The number one budget mistake in pool deck projects is pricing only the deck surface and forgetting coping, entry steps, existing deck demolition, drainage, and permits. These items routinely add $5,000 to $20,000 to a project that looks straightforward in a contractor’s initial quote.
Pool Deck Cost by Material
| Material | Material + labor cost per sq ft | Lifespan | Annual maintenance | Best for |
|---|---|---|---|---|
| Brushed concrete | $6 to $10 | 20 to 30 years | Reseal every 3 to 5 yrs | Budget-conscious, low maintenance |
| Stamped concrete | $12 to $22 | 15 to 25 years | Reseal every 2 to 3 yrs | Decorative look at lower cost than pavers |
| Cool Deck / Kool Deck | $8 to $14 | 10 to 15 years | Recoat every 5 to 8 yrs | Hot climates, barefoot comfort |
| Concrete pavers | $14 to $24 | 25 to 40 years | Reseal every 3 to 5 yrs | Easy repair, freeze-thaw climates |
| Travertine pavers | $18 to $32 | 25+ years | Annual sealing | Hot climates, premium look and feel |
| Bluestone / flagstone | $20 to $38 | 30+ years | Occasional sealing | Natural stone look, colder climates |
| Pressure-treated wood | $15 to $25 | 15 to 20 years | Stain or seal every 2 yrs | Above-ground pools, elevated decks |
| Composite decking | $25 to $45 | 25 to 30 years | Annual cleaning only | Low maintenance, long-term value |
| Porcelain tile | $22 to $45 | 25+ years | Grout cleaning annually | Modern design, high-end builds |
| Spray rubber / Sundek | $5 to $10 | 8 to 12 years | Recoat every 5 to 8 yrs | Resurfacing existing concrete |
Pool Coping: The Most Underquoted Part of Any Deck Project
Pool coping is the cap that sits at the edge of the pool shell, separating the pool water from the deck surface. It is both structural and aesthetic. Functionally, coping provides the finished edge that contains the pool water and gives swimmers a ledge to grab. Aesthetically, it is the most visible design element of the pool surround.

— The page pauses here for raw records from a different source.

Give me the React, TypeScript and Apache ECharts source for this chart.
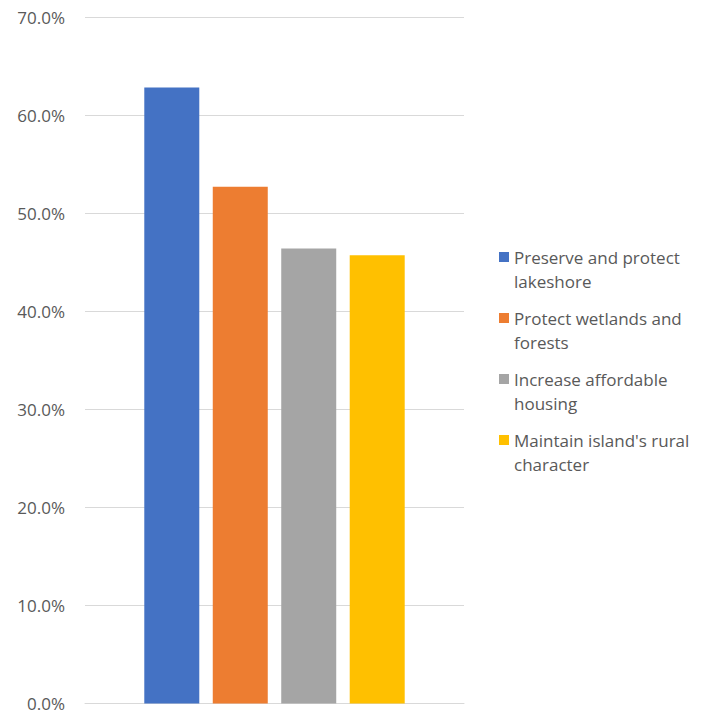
import React, { useEffect, useRef } from "react";
import * as echarts from "echarts";

const categories = ["Priorities"];
const seriesNames = [
  "Preserve and protect\nlakeshore",
  "Protect wetlands and\nforests",
  "Increase affordable\nhousing",
  "Maintain island's rural\ncharacter",
];
const seriesValues = [0.628, 0.527, 0.464, 0.457];
const seriesColors = ["#4472C4", "#ED7D31", "#A5A5A5", "#FFC000"];
const yTicks = [0, 0.1, 0.2, 0.3, 0.4, 0.5, 0.6, 0.7];

const FONT = "'Open Sans', Lato, sans-serif";

export default function App() {
  const ref = useRef<HTMLDivElement>(null);
  useEffect(() => {
    if (!ref.current) return;
    const chart = echarts.init(ref.current, undefined, { renderer: "svg" });
    const legendGraphics: any[] = [];
    seriesNames.forEach((name, i) => {
      const top = 251 + i * 61;
      legendGraphics.push({
        type: "rect",
        left: 499,
        top: top + 1,
        shape: { width: 10, height: 10 },
        style: { fill: seriesColors[i] },
      });
      legendGraphics.push({
        type: "text",
        left: 514,
        top: top - 6,
        style: {
          text: name,
          fill: "#595959",
          font: `17px ${FONT}`,
          lineHeight: 24,
        },
      });
    });
    chart.setOption({
      animation: false,
      grid: { left: 85, right: 242, top: 17, bottom: 10.5, containLabel: false },
      xAxis: {
        type: "category",
        data: categories,
        axisLabel: { show: false },
        axisTick: { show: false },
        axisLine: { show: true, lineStyle: { color: "#D9D9D9", width: 1 } },
      },
      yAxis: {
        type: "value",
        min: yTicks[0],
        max: yTicks[yTicks.length - 1],
        interval: 0.1,
        axisLine: { show: false },
        axisTick: { show: false },
        splitLine: { lineStyle: { color: "#D9D9D9", width: 1 } },
        axisLabel: {
          color: "#595959",
          fontSize: 17,
          fontFamily: FONT,
          margin: 20,
          formatter: (v: number) => (v * 100).toFixed(1) + "%",
        },
      },
      series: seriesNames.map((name, i) => ({
        type: "bar",
        name,
        data: [seriesValues[i]],
        barWidth: 55,
        barGap: "24.5%",
        itemStyle: { color: seriesColors[i] },
      })),
      graphic: legendGraphics,
    });
    return () => chart.dispose();
  }, []);
  return (
    <div
      ref={ref}
      style={{ position: "fixed", left: 0, top: 0, width: 706, height: 714, background: "#fff" }}
    />
  );
}
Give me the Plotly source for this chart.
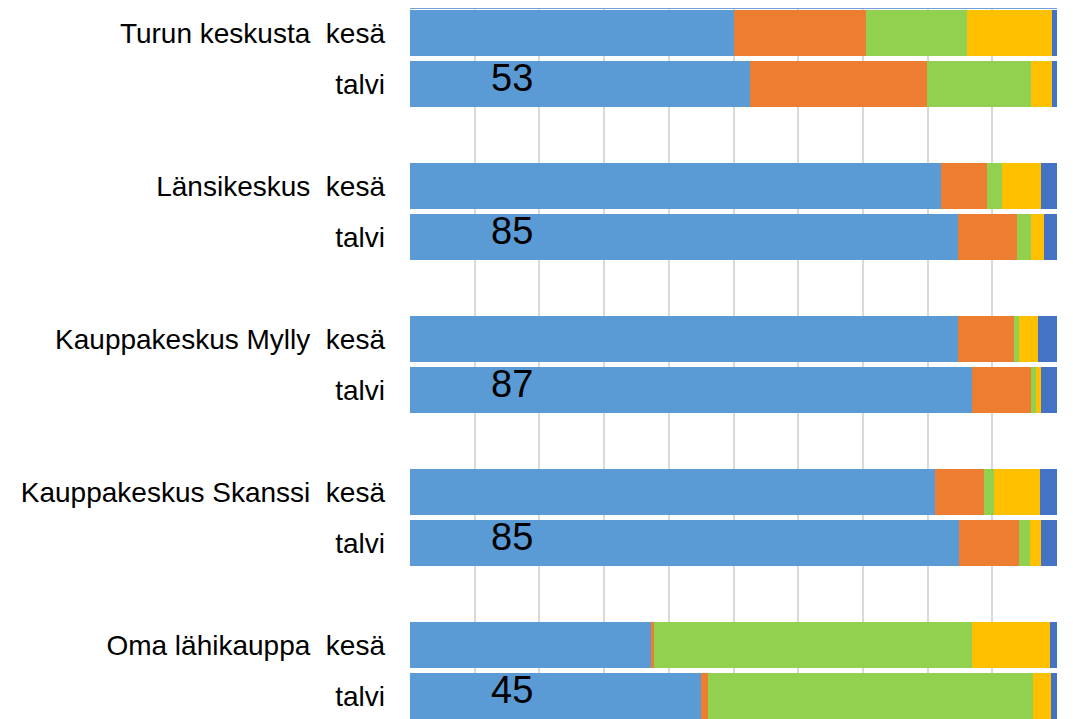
import plotly.graph_objects as go

groups = ["Turun keskusta", "Länsikeskus", "Kauppakeskus Mylly", "Kauppakeskus Skanssi", "Oma lähikauppa"]
seasons = ["kesä", "talvi"]

series_names = ["Henkilöauto", "Joukkoliikenne", "Kävellen", "Polkupyörä", "Muu"]
series_colors = ["#5B9BD5", "#ED7D31", "#92D050", "#FFC000", "#4472C4"]

# rows: group x season (kesä, talvi)
auto = [50.0, 52.6, 82.1, 84.7, 84.7, 86.9, 81.2, 84.8, 37.4, 45.0]
joukko = [20.5, 27.3, 7.1, 9.1, 8.7, 9.1, 7.5, 9.4, 0.3, 1.0]
kavely = [15.6, 16.1, 2.3, 2.2, 0.8, 0.7, 1.5, 1.6, 49.2, 50.3]
pyora = [13.1, 3.2, 6.1, 2.0, 2.9, 0.8, 7.1, 1.8, 12.0, 2.8]
muu = [0.8, 0.8, 2.4, 2.0, 2.9, 2.5, 2.7, 2.4, 1.1, 0.9]
series_values = [auto, joukko, kavely, pyora, muu]

# y positions: each group takes 3 rows (kesä, talvi, blank)
ypos = []
ticktext = []
for gi, g in enumerate(groups):
    for si, s in enumerate(seasons):
        ypos.append(3 * gi + si)
        ticktext.append((g + "\u00a0\u00a0" + s) if si == 0 else s)

fig = go.Figure()
for name, color, vals in zip(series_names, series_colors, series_values):
    fig.add_trace(go.Bar(
        x=vals, y=ypos, orientation="h", name=name,
        marker=dict(color=color, line=dict(width=0)),
        width=0.9, hoverinfo="x+name",
    ))

annotations = []
for i, (y, v) in enumerate(zip(ypos, auto)):
    if i % 2 == 1:
        annotations.append(dict(
            x=15.7, y=y, xref="x", yref="y", text=f"{v:.0f}",
            showarrow=False, xanchor="center", yanchor="middle",
            yshift=6,
            font=dict(family="Liberation Sans, Arial, sans-serif", size=38, color="#000000"),
        ))

fig.update_layout(
    barmode="stack",
    width=1073, height=719,
    margin=dict(l=402, r=24, t=1, b=0, autoexpand=False),
    plot_bgcolor="white", paper_bgcolor="white",
    showlegend=False,
    bargap=0,
    annotations=annotations,
    font=dict(family="Liberation Sans, Arial, sans-serif", color="#000000"),
)
fig.update_xaxes(
    range=[0, 100], side="top", automargin=False,
    showgrid=True, gridcolor="#D9D9D9", gridwidth=2,
    dtick=10, tick0=0,
    showline=True, linecolor="#6FA0D8", linewidth=2,
    ticks="outside", ticklen=6, tickcolor="#6FA0D8", tickwidth=2,
    showticklabels=False, zeroline=False,
)
fig.update_yaxes(
    range=[13.61, -0.47], automargin=False,
    tickmode="array", tickvals=ypos, ticktext=ticktext,
    showgrid=False, zeroline=False, showline=False,
    ticks="", ticklabelstandoff=24,
    tickfont=dict(family="Liberation Sans, Arial, sans-serif", size=28, color="#000000"),
)

fig.write_html("out.html")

Coping is almost always quoted separately from the deck because it is priced by the linear foot of pool perimeter rather than by square footage. A medium pool with a 100-foot perimeter at $25 to $45 per linear foot runs $2,500 to $4,500 in coping alone – a number that surprises most homeowners who thought coping was included in the deck price.
Coping types and costs
- Poured concrete bond beam coping: $18 to $35 per linear foot. The standard on most builder-grade pools. A structural concrete pour that forms the pool edge. Can be broom finished, stamped, or colored to match the deck.
- Concrete paver coping: $22 to $45 per linear foot. Bullnose or tumbled pavers set in mortar at the pool edge. Easy to replace individual pieces if damaged. The most popular upgrade from standard concrete coping.
- Travertine coping: $28 to $55 per linear foot. Natural travertine cut with a bullnose edge. Popular with travertine decks but looks equally good with concrete decks. Stays cool underfoot.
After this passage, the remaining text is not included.